-- START Source material --

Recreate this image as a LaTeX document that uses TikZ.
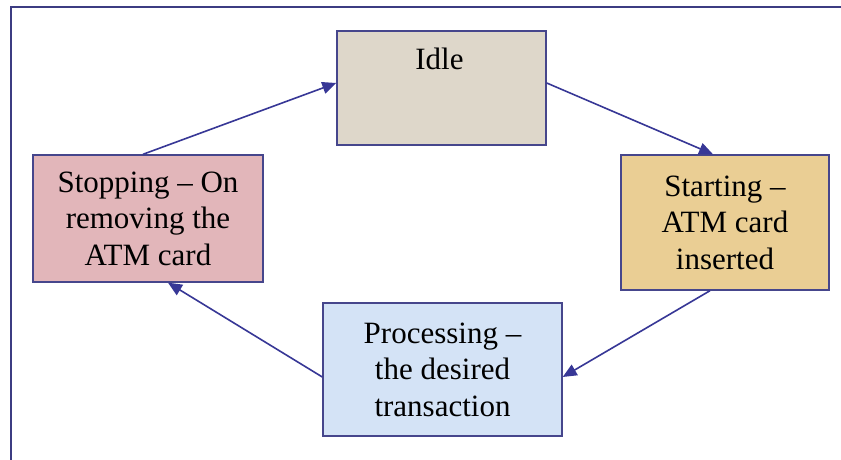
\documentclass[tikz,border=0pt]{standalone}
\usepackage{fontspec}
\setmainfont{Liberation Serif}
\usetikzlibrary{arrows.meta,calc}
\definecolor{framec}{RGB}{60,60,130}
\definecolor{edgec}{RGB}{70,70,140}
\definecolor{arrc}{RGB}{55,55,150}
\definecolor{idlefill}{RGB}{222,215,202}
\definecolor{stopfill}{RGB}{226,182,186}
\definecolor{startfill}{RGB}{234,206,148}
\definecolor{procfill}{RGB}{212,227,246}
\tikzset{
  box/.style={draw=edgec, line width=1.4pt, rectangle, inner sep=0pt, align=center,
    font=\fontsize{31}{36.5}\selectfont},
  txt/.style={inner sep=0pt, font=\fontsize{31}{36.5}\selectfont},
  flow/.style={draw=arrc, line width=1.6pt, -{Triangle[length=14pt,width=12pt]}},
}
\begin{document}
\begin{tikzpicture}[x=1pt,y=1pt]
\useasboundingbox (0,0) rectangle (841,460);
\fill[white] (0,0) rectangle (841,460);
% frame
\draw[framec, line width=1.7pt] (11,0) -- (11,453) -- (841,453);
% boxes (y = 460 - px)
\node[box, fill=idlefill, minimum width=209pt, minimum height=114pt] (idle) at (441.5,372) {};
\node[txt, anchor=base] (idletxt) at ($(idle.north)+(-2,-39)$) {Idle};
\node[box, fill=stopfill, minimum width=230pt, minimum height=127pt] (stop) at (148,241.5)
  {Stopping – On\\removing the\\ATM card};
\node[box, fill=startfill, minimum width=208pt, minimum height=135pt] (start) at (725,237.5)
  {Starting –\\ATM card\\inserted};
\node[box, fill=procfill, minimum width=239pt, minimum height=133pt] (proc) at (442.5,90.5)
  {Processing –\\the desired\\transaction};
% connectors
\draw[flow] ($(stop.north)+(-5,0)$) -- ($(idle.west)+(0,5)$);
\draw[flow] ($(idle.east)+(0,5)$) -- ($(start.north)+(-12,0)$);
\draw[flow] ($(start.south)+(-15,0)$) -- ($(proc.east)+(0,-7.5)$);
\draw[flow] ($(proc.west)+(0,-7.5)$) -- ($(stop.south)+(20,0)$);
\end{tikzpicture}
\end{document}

-- END Source material --
-- START Source material --

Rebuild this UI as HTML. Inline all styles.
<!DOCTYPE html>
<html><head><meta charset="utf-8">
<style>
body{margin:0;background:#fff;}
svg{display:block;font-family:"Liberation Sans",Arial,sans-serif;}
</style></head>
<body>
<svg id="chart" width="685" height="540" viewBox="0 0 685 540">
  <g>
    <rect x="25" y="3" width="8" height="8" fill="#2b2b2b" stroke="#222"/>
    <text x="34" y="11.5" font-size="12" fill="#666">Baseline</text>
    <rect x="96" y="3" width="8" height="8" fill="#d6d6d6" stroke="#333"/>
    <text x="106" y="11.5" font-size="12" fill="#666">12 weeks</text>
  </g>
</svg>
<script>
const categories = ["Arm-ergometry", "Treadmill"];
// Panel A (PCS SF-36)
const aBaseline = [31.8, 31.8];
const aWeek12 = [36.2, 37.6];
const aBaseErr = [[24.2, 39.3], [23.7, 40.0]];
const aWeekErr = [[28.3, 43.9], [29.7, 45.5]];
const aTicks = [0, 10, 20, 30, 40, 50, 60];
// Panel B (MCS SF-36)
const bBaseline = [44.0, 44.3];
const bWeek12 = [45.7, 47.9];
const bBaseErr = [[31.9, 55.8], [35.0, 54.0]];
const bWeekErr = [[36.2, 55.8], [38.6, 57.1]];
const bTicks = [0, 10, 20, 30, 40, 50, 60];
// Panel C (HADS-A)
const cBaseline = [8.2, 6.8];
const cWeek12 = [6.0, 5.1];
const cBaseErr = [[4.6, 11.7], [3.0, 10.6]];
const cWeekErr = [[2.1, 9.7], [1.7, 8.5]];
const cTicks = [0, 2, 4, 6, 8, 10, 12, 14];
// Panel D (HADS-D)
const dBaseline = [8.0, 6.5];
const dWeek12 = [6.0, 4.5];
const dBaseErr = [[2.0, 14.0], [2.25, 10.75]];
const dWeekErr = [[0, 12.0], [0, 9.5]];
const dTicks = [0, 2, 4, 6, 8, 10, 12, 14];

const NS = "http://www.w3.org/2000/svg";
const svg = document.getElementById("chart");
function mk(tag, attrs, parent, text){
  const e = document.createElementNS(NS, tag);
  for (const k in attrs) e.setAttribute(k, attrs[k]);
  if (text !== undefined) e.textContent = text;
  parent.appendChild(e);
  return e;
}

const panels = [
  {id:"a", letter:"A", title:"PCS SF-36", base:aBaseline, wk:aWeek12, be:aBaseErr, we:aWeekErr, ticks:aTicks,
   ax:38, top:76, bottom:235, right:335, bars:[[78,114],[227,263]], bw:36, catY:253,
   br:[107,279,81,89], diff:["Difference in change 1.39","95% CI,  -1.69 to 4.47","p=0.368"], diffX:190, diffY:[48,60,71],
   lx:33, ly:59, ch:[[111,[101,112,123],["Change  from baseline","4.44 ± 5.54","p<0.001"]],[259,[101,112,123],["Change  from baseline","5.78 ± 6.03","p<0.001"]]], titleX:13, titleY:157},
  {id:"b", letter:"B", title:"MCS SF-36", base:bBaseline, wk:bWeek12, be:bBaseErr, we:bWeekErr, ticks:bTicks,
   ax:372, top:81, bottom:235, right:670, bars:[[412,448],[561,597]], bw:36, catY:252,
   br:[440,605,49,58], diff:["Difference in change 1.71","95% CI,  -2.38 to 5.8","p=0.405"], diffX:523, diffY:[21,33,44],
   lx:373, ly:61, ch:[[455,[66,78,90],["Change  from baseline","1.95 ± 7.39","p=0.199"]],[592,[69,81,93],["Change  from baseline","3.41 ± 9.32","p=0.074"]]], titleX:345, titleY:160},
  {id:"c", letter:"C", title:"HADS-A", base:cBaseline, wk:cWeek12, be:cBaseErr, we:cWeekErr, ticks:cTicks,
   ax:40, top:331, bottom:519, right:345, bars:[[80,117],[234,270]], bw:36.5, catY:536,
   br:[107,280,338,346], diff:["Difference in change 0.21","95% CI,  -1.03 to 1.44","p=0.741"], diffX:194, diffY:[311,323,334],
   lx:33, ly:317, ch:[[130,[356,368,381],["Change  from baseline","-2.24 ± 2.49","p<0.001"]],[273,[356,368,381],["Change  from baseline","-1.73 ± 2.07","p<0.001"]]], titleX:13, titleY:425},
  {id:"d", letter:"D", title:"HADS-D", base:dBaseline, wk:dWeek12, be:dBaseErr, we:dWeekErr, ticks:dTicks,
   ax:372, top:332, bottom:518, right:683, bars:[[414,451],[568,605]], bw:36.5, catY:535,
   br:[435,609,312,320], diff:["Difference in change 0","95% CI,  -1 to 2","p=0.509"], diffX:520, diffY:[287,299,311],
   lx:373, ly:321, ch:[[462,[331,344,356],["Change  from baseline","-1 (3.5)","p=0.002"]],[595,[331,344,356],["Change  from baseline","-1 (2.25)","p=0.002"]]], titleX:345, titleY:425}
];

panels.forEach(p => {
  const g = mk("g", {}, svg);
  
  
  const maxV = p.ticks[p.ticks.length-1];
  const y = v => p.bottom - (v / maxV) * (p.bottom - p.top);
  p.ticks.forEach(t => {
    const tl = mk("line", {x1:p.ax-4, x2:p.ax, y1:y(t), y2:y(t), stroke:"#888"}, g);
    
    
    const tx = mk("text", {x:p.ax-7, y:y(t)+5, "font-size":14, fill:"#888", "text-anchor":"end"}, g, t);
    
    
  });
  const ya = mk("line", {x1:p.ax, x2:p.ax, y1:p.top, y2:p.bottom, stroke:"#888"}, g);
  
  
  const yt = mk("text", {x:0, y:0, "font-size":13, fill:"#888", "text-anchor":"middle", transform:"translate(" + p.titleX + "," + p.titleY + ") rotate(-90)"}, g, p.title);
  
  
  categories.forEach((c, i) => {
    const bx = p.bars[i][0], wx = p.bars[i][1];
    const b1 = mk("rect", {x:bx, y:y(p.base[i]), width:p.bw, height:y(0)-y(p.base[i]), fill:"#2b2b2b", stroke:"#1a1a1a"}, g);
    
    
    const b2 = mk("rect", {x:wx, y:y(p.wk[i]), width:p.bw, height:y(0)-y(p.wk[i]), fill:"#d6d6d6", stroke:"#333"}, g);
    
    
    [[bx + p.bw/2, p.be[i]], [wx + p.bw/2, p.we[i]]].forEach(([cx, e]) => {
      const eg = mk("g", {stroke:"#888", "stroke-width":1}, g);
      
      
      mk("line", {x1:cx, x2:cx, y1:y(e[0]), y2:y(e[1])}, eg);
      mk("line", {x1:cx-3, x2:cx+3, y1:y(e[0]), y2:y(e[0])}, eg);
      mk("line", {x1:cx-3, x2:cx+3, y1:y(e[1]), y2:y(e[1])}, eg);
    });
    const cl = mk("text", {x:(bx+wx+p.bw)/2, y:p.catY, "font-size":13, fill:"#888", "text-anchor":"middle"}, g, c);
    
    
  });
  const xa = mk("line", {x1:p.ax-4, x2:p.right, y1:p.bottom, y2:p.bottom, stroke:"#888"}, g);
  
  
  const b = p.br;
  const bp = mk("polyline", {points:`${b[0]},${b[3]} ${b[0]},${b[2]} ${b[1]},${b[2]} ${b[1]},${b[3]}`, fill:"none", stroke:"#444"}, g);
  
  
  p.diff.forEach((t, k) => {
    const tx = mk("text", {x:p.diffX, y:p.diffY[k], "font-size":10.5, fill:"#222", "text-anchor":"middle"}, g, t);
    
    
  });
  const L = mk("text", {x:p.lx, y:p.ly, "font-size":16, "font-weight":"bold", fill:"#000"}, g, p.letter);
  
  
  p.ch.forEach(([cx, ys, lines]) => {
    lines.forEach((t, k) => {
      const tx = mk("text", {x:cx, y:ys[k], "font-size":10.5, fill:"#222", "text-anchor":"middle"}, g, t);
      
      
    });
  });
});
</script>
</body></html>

-- END Source material --
-- START Source material --

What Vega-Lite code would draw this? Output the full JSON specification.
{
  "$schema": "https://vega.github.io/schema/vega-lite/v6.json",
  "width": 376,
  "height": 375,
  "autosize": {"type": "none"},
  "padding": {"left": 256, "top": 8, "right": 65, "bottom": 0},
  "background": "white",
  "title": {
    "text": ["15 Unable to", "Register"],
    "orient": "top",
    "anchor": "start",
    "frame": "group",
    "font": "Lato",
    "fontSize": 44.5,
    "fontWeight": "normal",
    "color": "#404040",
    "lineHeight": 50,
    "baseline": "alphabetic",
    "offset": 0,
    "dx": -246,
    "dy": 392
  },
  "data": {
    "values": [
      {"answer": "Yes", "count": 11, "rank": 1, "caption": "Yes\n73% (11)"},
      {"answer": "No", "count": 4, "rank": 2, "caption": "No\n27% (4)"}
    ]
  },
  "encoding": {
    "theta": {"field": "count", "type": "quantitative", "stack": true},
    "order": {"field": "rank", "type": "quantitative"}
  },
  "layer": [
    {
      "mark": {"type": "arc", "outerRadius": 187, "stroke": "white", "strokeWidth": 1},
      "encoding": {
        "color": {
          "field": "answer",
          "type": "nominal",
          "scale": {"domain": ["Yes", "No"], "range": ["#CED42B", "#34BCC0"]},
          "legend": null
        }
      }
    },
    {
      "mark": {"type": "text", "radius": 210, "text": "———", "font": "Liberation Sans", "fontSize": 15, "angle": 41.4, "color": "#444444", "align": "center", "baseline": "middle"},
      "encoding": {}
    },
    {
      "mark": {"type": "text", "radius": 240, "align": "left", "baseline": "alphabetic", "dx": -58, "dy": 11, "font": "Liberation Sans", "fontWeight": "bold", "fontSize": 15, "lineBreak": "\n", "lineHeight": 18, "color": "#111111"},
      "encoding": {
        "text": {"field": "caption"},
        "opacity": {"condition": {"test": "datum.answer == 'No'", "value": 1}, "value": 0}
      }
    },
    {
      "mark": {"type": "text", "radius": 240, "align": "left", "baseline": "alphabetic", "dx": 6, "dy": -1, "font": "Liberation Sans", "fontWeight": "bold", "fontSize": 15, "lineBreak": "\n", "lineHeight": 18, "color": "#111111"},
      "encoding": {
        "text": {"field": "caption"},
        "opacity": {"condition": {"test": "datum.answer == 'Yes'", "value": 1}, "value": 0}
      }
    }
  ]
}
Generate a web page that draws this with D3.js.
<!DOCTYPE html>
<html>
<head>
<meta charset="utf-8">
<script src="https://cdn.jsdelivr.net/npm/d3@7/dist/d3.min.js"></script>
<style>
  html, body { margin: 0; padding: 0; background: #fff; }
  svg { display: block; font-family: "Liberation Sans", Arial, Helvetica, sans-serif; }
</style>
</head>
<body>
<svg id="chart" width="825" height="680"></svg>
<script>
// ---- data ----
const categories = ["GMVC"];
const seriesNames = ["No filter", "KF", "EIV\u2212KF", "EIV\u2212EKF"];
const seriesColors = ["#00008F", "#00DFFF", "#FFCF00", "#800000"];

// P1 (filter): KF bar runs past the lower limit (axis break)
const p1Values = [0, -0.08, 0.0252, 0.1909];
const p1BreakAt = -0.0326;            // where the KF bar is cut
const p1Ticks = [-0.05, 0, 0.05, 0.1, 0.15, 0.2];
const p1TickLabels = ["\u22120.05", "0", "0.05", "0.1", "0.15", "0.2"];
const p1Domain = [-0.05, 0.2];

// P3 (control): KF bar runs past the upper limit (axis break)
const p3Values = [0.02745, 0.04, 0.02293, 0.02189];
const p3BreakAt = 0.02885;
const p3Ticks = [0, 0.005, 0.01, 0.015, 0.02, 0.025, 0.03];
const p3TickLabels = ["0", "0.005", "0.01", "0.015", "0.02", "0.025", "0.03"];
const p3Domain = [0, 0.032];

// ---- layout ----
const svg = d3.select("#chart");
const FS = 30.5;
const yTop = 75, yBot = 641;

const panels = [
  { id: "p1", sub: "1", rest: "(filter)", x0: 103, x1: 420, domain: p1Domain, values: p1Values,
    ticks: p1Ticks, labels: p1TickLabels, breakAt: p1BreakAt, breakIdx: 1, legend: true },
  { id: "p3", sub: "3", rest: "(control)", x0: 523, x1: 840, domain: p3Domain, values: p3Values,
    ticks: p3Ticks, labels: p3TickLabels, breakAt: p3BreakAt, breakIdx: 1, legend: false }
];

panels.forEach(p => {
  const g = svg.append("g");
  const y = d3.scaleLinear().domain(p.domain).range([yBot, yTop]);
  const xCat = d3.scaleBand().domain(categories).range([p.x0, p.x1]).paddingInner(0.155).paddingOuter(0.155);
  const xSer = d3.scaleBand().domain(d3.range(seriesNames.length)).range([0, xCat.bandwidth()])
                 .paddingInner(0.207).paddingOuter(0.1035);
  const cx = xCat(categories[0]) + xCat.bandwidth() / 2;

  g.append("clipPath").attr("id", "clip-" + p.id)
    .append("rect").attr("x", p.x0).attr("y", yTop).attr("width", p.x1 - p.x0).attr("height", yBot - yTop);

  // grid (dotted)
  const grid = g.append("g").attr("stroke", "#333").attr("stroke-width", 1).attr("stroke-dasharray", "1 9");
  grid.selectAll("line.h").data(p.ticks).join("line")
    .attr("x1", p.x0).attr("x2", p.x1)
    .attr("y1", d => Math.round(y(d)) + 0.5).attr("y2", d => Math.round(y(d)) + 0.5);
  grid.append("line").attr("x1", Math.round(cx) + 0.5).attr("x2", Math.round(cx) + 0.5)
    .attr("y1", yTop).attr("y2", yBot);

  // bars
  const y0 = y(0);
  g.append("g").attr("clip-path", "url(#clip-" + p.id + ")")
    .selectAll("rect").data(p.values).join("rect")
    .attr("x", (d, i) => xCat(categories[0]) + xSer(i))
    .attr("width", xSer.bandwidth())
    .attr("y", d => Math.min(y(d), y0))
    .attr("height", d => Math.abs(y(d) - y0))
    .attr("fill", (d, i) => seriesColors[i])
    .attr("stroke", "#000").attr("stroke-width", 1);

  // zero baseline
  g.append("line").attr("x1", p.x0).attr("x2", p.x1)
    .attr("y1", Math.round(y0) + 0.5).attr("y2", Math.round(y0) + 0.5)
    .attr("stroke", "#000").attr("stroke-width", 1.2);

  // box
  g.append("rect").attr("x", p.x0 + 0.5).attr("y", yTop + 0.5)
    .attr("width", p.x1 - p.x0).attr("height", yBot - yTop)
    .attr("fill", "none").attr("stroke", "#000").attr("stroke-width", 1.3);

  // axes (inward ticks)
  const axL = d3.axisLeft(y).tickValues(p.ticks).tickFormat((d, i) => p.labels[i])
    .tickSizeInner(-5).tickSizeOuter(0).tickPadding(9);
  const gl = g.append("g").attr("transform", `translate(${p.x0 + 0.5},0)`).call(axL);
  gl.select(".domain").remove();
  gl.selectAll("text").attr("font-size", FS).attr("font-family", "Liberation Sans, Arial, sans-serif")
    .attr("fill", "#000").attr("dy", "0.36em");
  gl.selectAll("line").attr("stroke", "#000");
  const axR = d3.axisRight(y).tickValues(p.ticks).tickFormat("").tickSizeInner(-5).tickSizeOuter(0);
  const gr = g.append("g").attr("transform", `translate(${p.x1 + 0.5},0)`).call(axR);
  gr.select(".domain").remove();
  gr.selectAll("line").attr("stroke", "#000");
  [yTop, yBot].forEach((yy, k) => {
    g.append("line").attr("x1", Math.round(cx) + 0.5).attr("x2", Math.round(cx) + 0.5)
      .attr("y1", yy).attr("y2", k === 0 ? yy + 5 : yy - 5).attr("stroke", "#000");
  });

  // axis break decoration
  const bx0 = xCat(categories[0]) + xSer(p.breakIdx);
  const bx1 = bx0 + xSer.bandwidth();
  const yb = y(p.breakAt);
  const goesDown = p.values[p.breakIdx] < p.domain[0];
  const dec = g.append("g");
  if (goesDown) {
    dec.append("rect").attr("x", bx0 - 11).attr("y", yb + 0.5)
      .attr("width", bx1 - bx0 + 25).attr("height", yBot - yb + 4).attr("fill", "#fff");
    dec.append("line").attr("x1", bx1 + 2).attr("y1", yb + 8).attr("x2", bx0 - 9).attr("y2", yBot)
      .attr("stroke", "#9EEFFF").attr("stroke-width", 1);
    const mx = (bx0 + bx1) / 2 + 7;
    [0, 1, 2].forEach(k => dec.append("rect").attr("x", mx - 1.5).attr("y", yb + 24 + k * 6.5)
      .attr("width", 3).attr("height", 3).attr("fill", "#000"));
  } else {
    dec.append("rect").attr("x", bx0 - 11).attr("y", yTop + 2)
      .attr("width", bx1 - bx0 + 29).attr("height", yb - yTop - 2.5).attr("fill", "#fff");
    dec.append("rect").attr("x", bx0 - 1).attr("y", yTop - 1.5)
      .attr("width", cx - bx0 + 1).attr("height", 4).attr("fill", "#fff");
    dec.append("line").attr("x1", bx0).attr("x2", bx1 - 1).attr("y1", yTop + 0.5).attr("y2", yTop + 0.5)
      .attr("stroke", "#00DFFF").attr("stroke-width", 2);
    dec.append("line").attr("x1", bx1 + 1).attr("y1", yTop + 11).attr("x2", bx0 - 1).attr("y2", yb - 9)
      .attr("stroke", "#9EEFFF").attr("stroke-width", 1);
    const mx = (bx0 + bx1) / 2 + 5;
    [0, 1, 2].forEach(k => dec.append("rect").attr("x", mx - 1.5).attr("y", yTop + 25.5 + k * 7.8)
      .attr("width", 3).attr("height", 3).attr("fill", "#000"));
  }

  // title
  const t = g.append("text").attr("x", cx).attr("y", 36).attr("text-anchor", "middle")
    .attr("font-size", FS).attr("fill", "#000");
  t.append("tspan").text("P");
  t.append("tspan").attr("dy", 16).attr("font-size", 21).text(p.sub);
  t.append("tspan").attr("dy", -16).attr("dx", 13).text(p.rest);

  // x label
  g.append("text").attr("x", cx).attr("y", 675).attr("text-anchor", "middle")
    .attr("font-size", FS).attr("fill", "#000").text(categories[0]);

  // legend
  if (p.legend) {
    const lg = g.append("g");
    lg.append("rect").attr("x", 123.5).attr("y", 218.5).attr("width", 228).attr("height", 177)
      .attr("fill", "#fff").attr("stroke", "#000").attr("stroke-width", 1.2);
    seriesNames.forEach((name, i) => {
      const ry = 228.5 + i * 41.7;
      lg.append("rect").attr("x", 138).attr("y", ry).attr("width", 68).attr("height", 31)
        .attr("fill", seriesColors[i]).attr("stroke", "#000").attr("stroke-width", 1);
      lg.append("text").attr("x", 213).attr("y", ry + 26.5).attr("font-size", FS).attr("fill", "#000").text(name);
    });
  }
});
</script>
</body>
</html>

-- END Source material --

#### The exercise:
Where a line holds "this", copy that line.

#### Full answer:
Recreate this image as a LaTeX document that uses TikZ.
Rebuild this UI as HTML. Inline all styles.
What Vega-Lite code would draw this? Output the full JSON specification.
Generate a web page that draws this with D3.js.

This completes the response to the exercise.